[DATA SUPPLIED]

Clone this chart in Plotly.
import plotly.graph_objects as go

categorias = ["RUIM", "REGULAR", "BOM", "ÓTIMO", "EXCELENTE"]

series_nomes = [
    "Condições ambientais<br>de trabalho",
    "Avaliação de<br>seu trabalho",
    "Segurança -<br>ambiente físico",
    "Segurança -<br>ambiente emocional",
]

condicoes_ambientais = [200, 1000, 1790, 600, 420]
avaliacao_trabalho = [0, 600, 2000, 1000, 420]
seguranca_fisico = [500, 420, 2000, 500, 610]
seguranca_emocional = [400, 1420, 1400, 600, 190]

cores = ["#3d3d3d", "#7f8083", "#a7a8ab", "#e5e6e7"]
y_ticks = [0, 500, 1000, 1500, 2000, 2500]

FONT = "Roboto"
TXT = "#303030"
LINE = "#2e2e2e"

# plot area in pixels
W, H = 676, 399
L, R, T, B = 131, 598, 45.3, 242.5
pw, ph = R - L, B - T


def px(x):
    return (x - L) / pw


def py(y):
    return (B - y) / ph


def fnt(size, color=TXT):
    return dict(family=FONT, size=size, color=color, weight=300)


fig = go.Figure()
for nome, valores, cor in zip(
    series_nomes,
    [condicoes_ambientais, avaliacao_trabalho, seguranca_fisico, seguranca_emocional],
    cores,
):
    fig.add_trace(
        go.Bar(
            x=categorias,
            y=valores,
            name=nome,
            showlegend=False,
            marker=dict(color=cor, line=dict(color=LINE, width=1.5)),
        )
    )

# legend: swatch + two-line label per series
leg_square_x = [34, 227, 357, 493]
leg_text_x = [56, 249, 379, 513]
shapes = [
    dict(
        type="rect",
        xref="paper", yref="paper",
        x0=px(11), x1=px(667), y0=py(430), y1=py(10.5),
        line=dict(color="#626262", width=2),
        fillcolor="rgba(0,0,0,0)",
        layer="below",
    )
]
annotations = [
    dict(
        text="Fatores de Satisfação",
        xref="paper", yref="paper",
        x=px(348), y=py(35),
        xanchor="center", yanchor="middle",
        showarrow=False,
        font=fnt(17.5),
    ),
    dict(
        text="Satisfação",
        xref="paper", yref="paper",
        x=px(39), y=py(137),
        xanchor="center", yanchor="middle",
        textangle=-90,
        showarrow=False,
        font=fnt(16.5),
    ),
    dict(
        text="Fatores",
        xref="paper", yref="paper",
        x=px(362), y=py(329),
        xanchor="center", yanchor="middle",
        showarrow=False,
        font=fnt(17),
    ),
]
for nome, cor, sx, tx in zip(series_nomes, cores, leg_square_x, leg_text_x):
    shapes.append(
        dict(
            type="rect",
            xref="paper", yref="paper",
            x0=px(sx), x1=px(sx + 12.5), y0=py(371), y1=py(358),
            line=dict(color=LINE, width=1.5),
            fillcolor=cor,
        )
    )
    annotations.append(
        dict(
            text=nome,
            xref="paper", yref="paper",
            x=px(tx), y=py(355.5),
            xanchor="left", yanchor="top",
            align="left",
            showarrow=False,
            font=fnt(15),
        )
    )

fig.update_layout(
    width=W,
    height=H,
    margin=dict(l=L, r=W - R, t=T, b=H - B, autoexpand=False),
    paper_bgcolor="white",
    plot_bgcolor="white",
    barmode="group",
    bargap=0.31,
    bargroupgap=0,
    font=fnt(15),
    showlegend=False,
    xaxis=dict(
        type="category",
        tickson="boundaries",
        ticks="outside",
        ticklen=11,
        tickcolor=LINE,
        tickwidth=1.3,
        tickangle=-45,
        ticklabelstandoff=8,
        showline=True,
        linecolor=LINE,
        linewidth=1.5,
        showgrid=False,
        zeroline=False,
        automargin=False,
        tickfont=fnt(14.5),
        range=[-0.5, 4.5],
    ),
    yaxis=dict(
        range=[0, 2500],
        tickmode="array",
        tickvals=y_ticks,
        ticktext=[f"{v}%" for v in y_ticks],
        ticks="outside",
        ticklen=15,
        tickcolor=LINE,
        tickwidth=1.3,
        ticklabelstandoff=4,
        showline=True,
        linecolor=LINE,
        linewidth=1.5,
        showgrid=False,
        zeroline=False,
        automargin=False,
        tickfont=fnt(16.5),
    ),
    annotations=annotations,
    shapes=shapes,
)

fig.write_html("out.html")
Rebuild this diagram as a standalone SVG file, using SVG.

[AIM] The word "this" may appear on some lines of these records; state how many such lines there are, and nothing else.

[EXERCISE SOLUTION] 2